At least that’s the result you get if you extrapolate the current rate of decrease in new jobless claims out into the future. The Financial Times did the calculation in its September 26-27 paper.

The calculation works like this:

Last week the number of initial jobless claims–the number of people newly unemployed–fell by 4% to 530,000.

The weekly number jumps around so much because of short-term news that it isn’t especially useful as an indicator. Economists prefer to use the four week moving average. (This average of the most recent four weeks changes every week as the oldest week drops out of the calculation and the most recently completed week gets added.)

Right now the four week moving average is giving us good news too. By this measure the number of initial jobless claims is falling at a 6% rate.

There’s always a lot of churn in U.S. economy so the number of initial jobless claims doesn’t have to fall to zero before the economy as a whole starts to add jobs. Unemployment will start to drop when the number of people getting new jobs exceeds the number losing their jobs for the first time.

So when will that be?

Economists figure from past data that the economy starts to add new jobs when the number of people filing new claims falls to about 400,000 a week.

At the 6% rate of decline in the four week moving average, the number of initial claims for unemployment will have declined to that 400,000 level by next April.

So we can expect that the economy will start adding jobs again in April 2010.

Couple of things to notice about that April prediction.

First, it depends on the economy continuing to recover for the next two quarters at the same rate of improvement that it has notched over the last two quarters. That’s a big assumption.

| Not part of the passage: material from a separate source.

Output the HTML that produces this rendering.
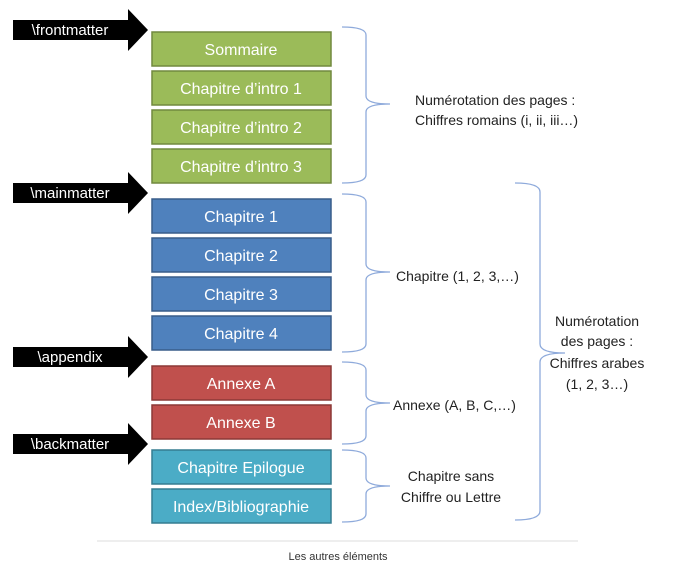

Second, an April turn in employment is about a quarter later than Wall Street now expects. The consensus now calls for unemployment to peak in the first quarter of 2010. If instead, the unemployment rate is still climbing in January, February, and March, then investors could be facing disappointing news–temporary though it might be–that’s not now factored into stock prices.

The Financial Times projections are all conjecture in other words, but potentially useful conjecture.